The Challenge: Low Literacy Skills
The low level of literacy proficiency has long been a serious problem in rural communities of China. In China, primary school children in economically disadvantaged areas face numerous challenges in their pursuit of a quality education. Some kids have to walk more than 5-10 miles to school every day. Many of these areas heavily depend on agriculture and related activities as a dominant sector of the local economy, with minimal industrial development. So, most schools in these areas have very limited resources and are not able to offer adequate literacy education to students. Moreover, parents mostly play a very limited role in children’s literacy development due to their own low literacy skills. Therefore, many parents cannot help with their child’s reading, writing or other academic skill development.
Primary school children in these areas have much lower literacy skills—skills in reading, writing, and oral presentation—and low academic achievement, compared with children of a similar age in developed areas. The limited literacy education in preschool through primary school negatively impacts academic success throughout the school years, and leads to a cumulative disadvantage for children over the long term. These detriments substantially reduce the chance for success in their adult lives.
In China, about 70% of children live in rural areas,
while they own only 12% of children’s books.
Our Solution: Bring Books to Children
These children mostly have very limited access to books and had little or no literacy education during early childhood, which greatly hinders their development in literacy and academic success. Thus, bringing books to children is the first and very important step in their literacy development. Research finds that having access to a wide variety of books and other reading materials is essential for children to develop reading skills. Moreover, reading frequency alone is highly correlated with reading performance.

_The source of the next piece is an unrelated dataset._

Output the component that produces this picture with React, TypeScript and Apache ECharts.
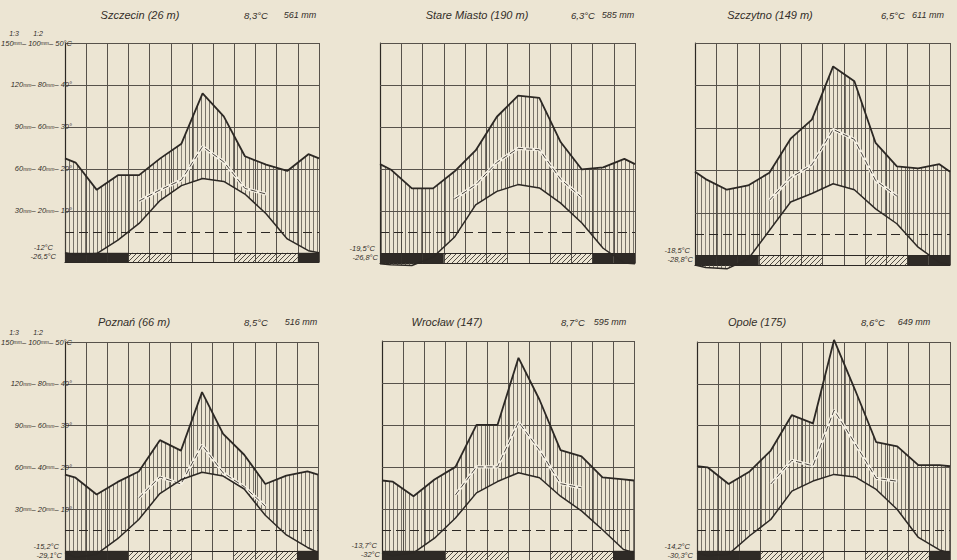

When we visited these children at their school and asked what they wanted the most, many students answered: “Books.” They could never imagine sitting in an air-conditioned classroom in winter or summer; they have never touched a computer; they often have to have cold lunch even during the winter simply because there is no stove or microwave at their school. The list of deprivation could go on and on, but despite these kinds of harsh conditions, books are what they wanted the most.
In order to help more children have books to read, we set up a small book corner in each classroom at the rural schools we have provided assistance. Each book corner usually contains one solid bookcase and 200 up-to-date, age-appropriate books. Every year, a class of 30-40 kids will benefit from this book corner.